Phew. And the second thing?
An option on the chassis for adaptive anti-roll bars. These also use 48V actuators, levering this heavy SUV upright for better cornering grip. On straights they decouple themselves, so the ride improves.
What’s all this 48V business?
Good question. It’s going to be important. It will be used in future for all sorts of power-consuming devices. Think autonomous steering, active suspension, mild hybrids, electric cabin heating. If you do that stuff with 12V you need very heavy wiring to avoid substantial losses, or meltdown. It’s why the national grid uses high voltages, then steps down to 240V for your house.
And the electric compressor tech is also a candidate to be rolled out onto smaller engines. Audi says it could add performance, or by the same token make cars more economical by allowing longer gearing.
OK, does it work?
Here’s a thing. You can still, if you go looking for it, find lag. Out of a very slow hairpin or roundabout, there’s still a definite pause before the full drastic slug of torque kicks in. But once you’re doing more than 40mph you never notice a delay. So sadly the anti-lag claim is only half proven. But most of the time this engine is pretty remarkable. In a good way. Its exhausts sound like a petrol V8, its sheer performance is borderline brutal in its force, if beautifully mannered. And it delivers the goods from under 1700 to beyond 5000rpm – a three-to-one range. Makes the eight-speed transmission feel a bit superfluous, even if it does do a terrific job in itself.

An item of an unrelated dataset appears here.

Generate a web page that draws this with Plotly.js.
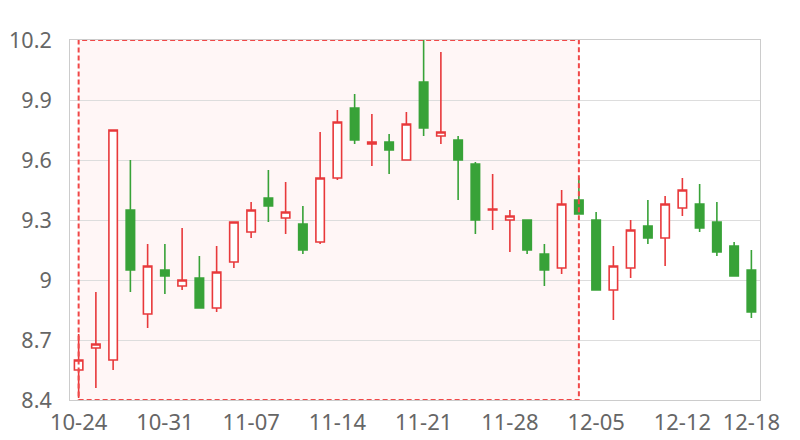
<!DOCTYPE html>
<html>
<head>
<meta charset="utf-8">
<script src="https://cdn.plot.ly/plotly-3.0.1.min.js"></script>
<style>
  html, body { margin: 0; padding: 0; background: #fff; }
  #chart { width: 800px; height: 440px; }
</style>
</head>
<body>
<div id="chart"></div>
<script>
const dates = ['10-24','10-25','10-26','10-27','10-30','10-31','11-01','11-02','11-03','11-06',
  '11-07','11-08','11-09','11-10','11-13','11-14','11-15','11-16','11-17','11-20',
  '11-21','11-22','11-23','11-24','11-27','11-28','11-29','11-30','12-01','12-04',
  '12-05','12-06','12-07','12-08','12-11','12-12','12-13','12-14','12-15','12-18'];
const openV  = [8.55,8.66,8.60,9.35,8.83,9.05,8.97,9.01,8.86,9.09,
  9.24,9.41,9.31,9.28,9.19,9.51,9.86,9.68,9.69,9.60,
  9.99,9.72,9.70,9.58,9.35,9.30,9.30,9.13,9.06,9.40,
  9.30,8.95,9.06,9.27,9.21,9.36,9.38,9.29,9.17,9.05];
const closeV = [8.60,8.68,9.75,9.05,9.07,9.02,9.00,8.86,9.04,9.29,
  9.35,9.37,9.34,9.15,9.51,9.79,9.70,9.69,9.65,9.78,
  9.76,9.74,9.60,9.30,9.355,9.32,9.15,9.05,9.38,9.33,
  8.95,9.07,9.25,9.21,9.38,9.45,9.26,9.14,9.02,8.84];
const lowV   = [8.41,8.46,8.55,8.94,8.76,8.93,8.95,8.86,8.84,9.06,
  9.21,9.29,9.23,9.13,9.18,9.50,9.68,9.57,9.53,9.60,
  9.72,9.68,9.40,9.23,9.25,9.14,9.13,8.97,9.03,9.33,
  8.95,8.80,9.01,9.18,9.07,9.32,9.24,9.12,9.02,8.81];
const highV  = [8.73,8.94,9.75,9.60,9.18,9.18,9.26,9.12,9.17,9.29,
  9.39,9.55,9.49,9.37,9.74,9.85,9.93,9.83,9.73,9.84,
  10.20,10.14,9.72,9.59,9.53,9.35,9.30,9.18,9.45,9.51,
  9.34,9.17,9.30,9.40,9.42,9.51,9.48,9.39,9.19,9.15];
const xTickLabels = ['10-24','10-31','11-07','11-14','11-21','11-28','12-05','12-12','12-18'];
const yTickVals = [8.4,8.7,9.0,9.3,9.6,9.9,10.2];
const yTickText = ['8.4','8.7','9','9.3','9.6','9.9','10.2'];
const areaStart = '10-24';
const areaEnd = '12-04';

const red = '#e8393b';
const green = '#38a238';

const trace = {
  type: 'candlestick',
  x: dates, open: openV, close: closeV, low: lowV, high: highV,
  increasing: { line: { color: red, width: 1.6 }, fillcolor: '#ffffff' },
  decreasing: { line: { color: green, width: 1.6 }, fillcolor: green },
  whiskerwidth: 0,
  hoverinfo: 'skip',
  showlegend: false
};

const xfont = { family: 'Noto Sans, sans-serif', size: 22, color: '#666' };
const yfont = { family: 'Noto Sans, sans-serif', size: 21.5, color: '#666' };

const layout = {
  width: 800, height: 440,
  margin: { l: 70, r: 40, t: 40, b: 40 },
  paper_bgcolor: '#fff', plot_bgcolor: '#fff',
  showlegend: false,
  xaxis: {
    type: 'category',
    categoryorder: 'array', categoryarray: dates,
    range: [-0.5, dates.length - 0.5],
    tickvals: xTickLabels, ticktext: xTickLabels,
    showgrid: false, zeroline: false,
    showline: true, linecolor: '#ccc', linewidth: 1, mirror: true,
    ticks: '', tickfont: xfont,
    ticklabelstandoff: 3,
    rangeslider: { visible: false },
    fixedrange: true
  },
  yaxis: {
    range: [8.4, 10.2],
    tickvals: yTickVals, ticktext: yTickText,
    showgrid: true, gridcolor: '#ddd', gridwidth: 1,
    zeroline: false,
    showline: true, linecolor: '#ccc', linewidth: 1, mirror: true,
    ticks: '', tickfont: yfont,
    ticklabelstandoff: 13,
    fixedrange: true
  },
  shapes: [
    { type: 'rect', xref: 'x', yref: 'y', x0: areaStart, x1: areaEnd, y0: 8.4, y1: 10.2,
      fillcolor: '#fff6f6', line: { width: 0 }, layer: 'below' },
    { type: 'rect', xref: 'x', yref: 'y', x0: areaStart, x1: areaEnd, y0: 8.4, y1: 10.2,
      fillcolor: 'rgba(0,0,0,0)', line: { color: '#f04848', width: 2, dash: '5px,3px' }, layer: 'above' }
  ]
};

Plotly.newPlot('chart', [trace], layout, { staticPlot: true, displayModeBar: false });
</script>
</body>
</html>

And what about that surprise you mentioned at the beginning?
Well, you know that bit where we drive a big fast Audi and then complain that the chassis is grippy and safe but a bit boring and unreactive? Well, you’re not about to read that. The SQ7 is a bit of a hooligan. First, it needs saying that the test car had a special triple option pack: the 48V anti-roll kit, plus a torque vectoring ‘Sport Differential’ at the rear, and four-wheel-steering. We didn’t get the chance to drive a car without those extras. But with them, you can thumb the menu into ‘dynamic’ chassis mode and it’s ready to party.
Tip the SQ7 into a corner and it hardly rolls, nor yet understeers. Then you can shift the attitude with the throttle. Honestly, lift off a little and it tightens its line. Get back on the power and it clings hard with both ends. Get on the go-pedal very hard very early in a second-gear corner and it will actually power-oversteer. Really.
But it’s a seven-seat SUV. Is oversteer a relevant attribute?
Er, no. But driver engagement is always welcome. And it shows – as the R8 shows and indeed the S1 shows – that there are engineers within Audi who know what it means to make a fast car that connects with drivers.
And what about the stuff that actually makes it an SUV fit for normal SUV duties?
The engine is very hushed when you switch off the fruity exhaust button – quiet too through the air and over the tarmac. Thanks to adaptive air springs and that clever ad-hoc anti-roll solution, the ride’s remarkably supple too, betrayed only by an element of wheel patter.
And it’s a Q7, with all that entails?
Yup. The cabin’s made with Audi’s usual care, the boot’s a cavern, there are electrically folding jump seats for persons six and seven. The new platform is relatively un-heavy, and choc-full of electronic driver-assist and safety technology.
Must be drastically expensive though?
Strangely, no. It’s a lot less than a V8 diesel Range Rover Sport, f’rinstance. And faster. The base price is £70,970, including connected navigation, virtual instruments, hi-res MMI, full-LED headlights, four-zone climate, reversing camera and 20s. You’ll need about an extra £7000 for that clever chassis package, mind.